In April, Commissioner Mark Smith — who lives on the Key — talked of the potential for the county to engage a Florida transportation consultant who has come up with a model that the consultant says would provide details about how any new development would affect traffic on the island. During a later discussion — on May 24 — Smith won his colleagues’ approval for the director of the county’s Public Works Department, and other members of that department’s staff, to make a presentation to the commissioners about the creation of a comprehensive traffic model for Siesta Key. Such a presentation has yet to take place.

During the regular meeting of the Sarasota County Commission on Sept. 26, Smith told his colleagues that the Siesta Key Chamber of Commerce was working on its own Comprehensive Plan amendment regarding hotels and asked for their consideration in letting it take precedent over other proposals that Smith indicated he was expecting to be filed.

Less than a week later, it turned out, a member of the Kimley-Horn consulting firm staff, acting on behalf of Benderson Development Co., wrote a letter to Matt Osterhoudt, director of Planning and Development, to request a pre-application conference to discuss proposed amendments to the Comprehensive Plan and the UDC that would eliminate the counting of hotel and motel rooms for residential density purposes on Siesta Key.

Graphics that Philip DiMaria, a Kimley-Horn planner, included with his letter showed that Benderson is interested in constructing hotels up to 85 feet in height — with 210 rooms — on approximately 1.14 acres of property that it owns in Siesta Village. “Commercial strip stores,” the letter noted, are standing on the two parcels.

The Benderson amendments mirror the effort that began slightly more than three years ago to construct a 170-room, eight-story hotel on Calle Miramar. Before voting to approve that project — on Oct. 27, 2021 — the County Commission majority approved a UDC amendment that struck the counting of hotel rooms for residential density purposes throughout most of the county.

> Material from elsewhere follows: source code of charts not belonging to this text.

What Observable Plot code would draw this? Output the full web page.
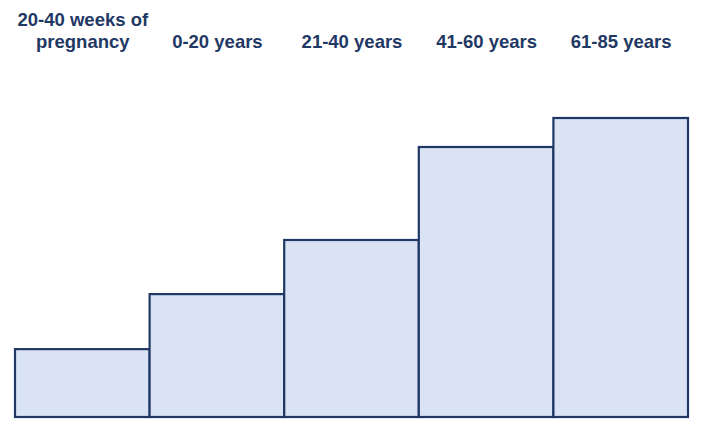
<!DOCTYPE html>
<html>
<head>
<meta charset="utf-8">
<script src="https://cdn.jsdelivr.net/npm/d3@7"></script>
<script src="https://cdn.jsdelivr.net/npm/@observablehq/plot@0.6"></script>
<style>
  html, body { margin: 0; padding: 0; background: #fff; }
</style>
</head>
<body>
<div id="chart"></div>
<script>
const categories = ["20-40 weeks of\npregnancy", "0-20 years", "21-40 years", "41-60 years", "61-85 years"];
const values = [22.7, 41.1, 59.2, 90.3, 100];

const data = categories.map((c, i) => ({cat: c, val: values[i]}));
const navy = "#1f3864";

const chart = Plot.plot({
  width: 703,
  height: 431,
  marginLeft: 15,
  marginRight: 15,
  marginTop: 0,
  marginBottom: 14,
  x: {type: "band", domain: categories, padding: 0, round: false, axis: null},
  y: {domain: [0, 100], range: [417, 118], axis: null},
  marks: [
    Plot.barY(data, {x: "cat", y: "val", fill: "#dae3f3", stroke: navy, strokeWidth: 2.2}),
    Plot.text(categories, {
      x: d => d,
      frameAnchor: "top",
      lineAnchor: "bottom",
      lineHeight: 1.18,
      dy: 47,
      fontSize: 18.5,
      fontWeight: "bold",
      fontFamily: "Liberation Sans, Arial, sans-serif",
      fill: navy
    })
  ]
});
document.getElementById("chart").appendChild(chart);
</script>
</body>
</html>
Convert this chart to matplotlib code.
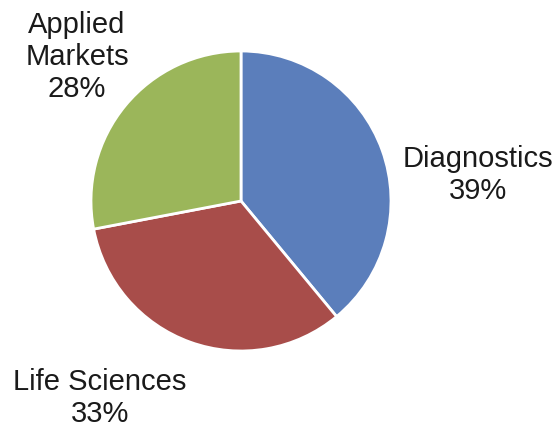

This graphic, included with the Benderson letter, shows the property the company owns in Siesta Village. Image courtesy Sarasota County

That is the same amendment that was the focus of two types of litigation against the county that Siesta Key resident Lourdes Ramirez won earlier this year — in the Florida Division of Administrative Hearings (DOAH) and in the 12th Judicial Circuit Court. In those cases, the administrative law judge and the Circuit Court judge both ruled that the county’s passage of that UDC amendment violated Future Land Use Policy 2.9.1 of the Comprehensive Plan, which limits residential density and intensity on the barrier islands to that in place as of March 13, 1989.
That is the same policy that the parties proposing the new Comprehensive Plan and UDC amendments are attempting to modify.

Other details of the UDC amendment

Other sections of the Siesta Chamber’s proposal call for a second UDC amendment that deals with the height of the boutique hotels. That language, which would be included in Article 6, Section 124-76(c)(3)g, would add new subparagraphs 5 and 6, the Chamber letter points out. They are as follows:

“5. CG/SKOD [Commercial General/Siesta Key Overlay District] Boutique Hotels: Maximum height allowed above FEMA by Special Exception is determined by the adjacent CG/SKOD and RMF/SKOD zoning districts. Adjacent to RMF-1 & 2/SKOD: 35’ above FEMA, adjacent to RMF-3/SKOD & CG/SKOD: 45’ above FEMA. If multiple zoning districts are adjacent the more restrictive zoning district height is used.”

(“FEMA” refers to the Federal Emergency Management Agency, which regulates construction in floodplains, such as those on Siesta Key. “RMF” stands for Residential Multi-Family housing, which also is the typical zoning on parcels with condominium complexes.)

“a. Side and rear setbacks that abut residential districts shall be 20 feet for buildings to a height of 35’ above FEMA elevation. Buildings higher than 35’ above FEMA shall be stepped back an additional one foot for each four feet of building height above the 35’ FEMA elevation.

“6. CG/SKOD Boutique Hotels: Additional Height for In-Structure Parking.

“a. A maximum of two levels of in-structure parking shall be permitted to count toward additional building height in excess of the maximum building height requirement stated in Paragraph 5. above.

“b. The maximum height of the two permitted levels of in-structure parking shall not exceed 22 feet measured from pre-development existing grade to the floor of the first habitable story.

“c. The ground floor parking story shall not exceed 12 feet measured from pre-development existing grade to the floor of the second parking level. The second floor parking story shall not exceed 10 feet measured from the floor of the second parking level to the floor of the first habitable story.

“d. When in-structure parking is used, the maximum height of the building shall be measured from the finished floor of the first habitable story.”

This graphic in the Siesta Chamber letter illustrates how the hotels could be constructed over parking levels. Image courtesy Sarasota County

Additionally, the Siesta Chamber proposes an amendment to Article 7, Section 124-102(b)(4)k of the UDC. It would limit the height of parking structures:

“3. Structure Parking: A Maximum of three (3) levels of structure parking (two story structure) shall be permitted not to exceed 22 feet measured from pre-development existing grade to the roof of the parking structure. Exit stairs and elevator structures shall not exceed 35 feet measured from FEMA elevation.”

The narrative accompanying that proposal explains, with emphasis, “By limiting the size of parking garages, the intensity of the development is also limited.

Yet another proposed UDC amendment included in the Siesta Chamber letter reads as follows: “CG/SKOD Boutique Hotels: 1 parking space per sleeping room, plus 1 additional parking space per 10 sleeping rooms.” The accompanying narrative points out, again with emphasis, “The boutique hotel will be required to have enough on-site parking for the room count, not the retail and restaurant/bar as they are for hotel guests.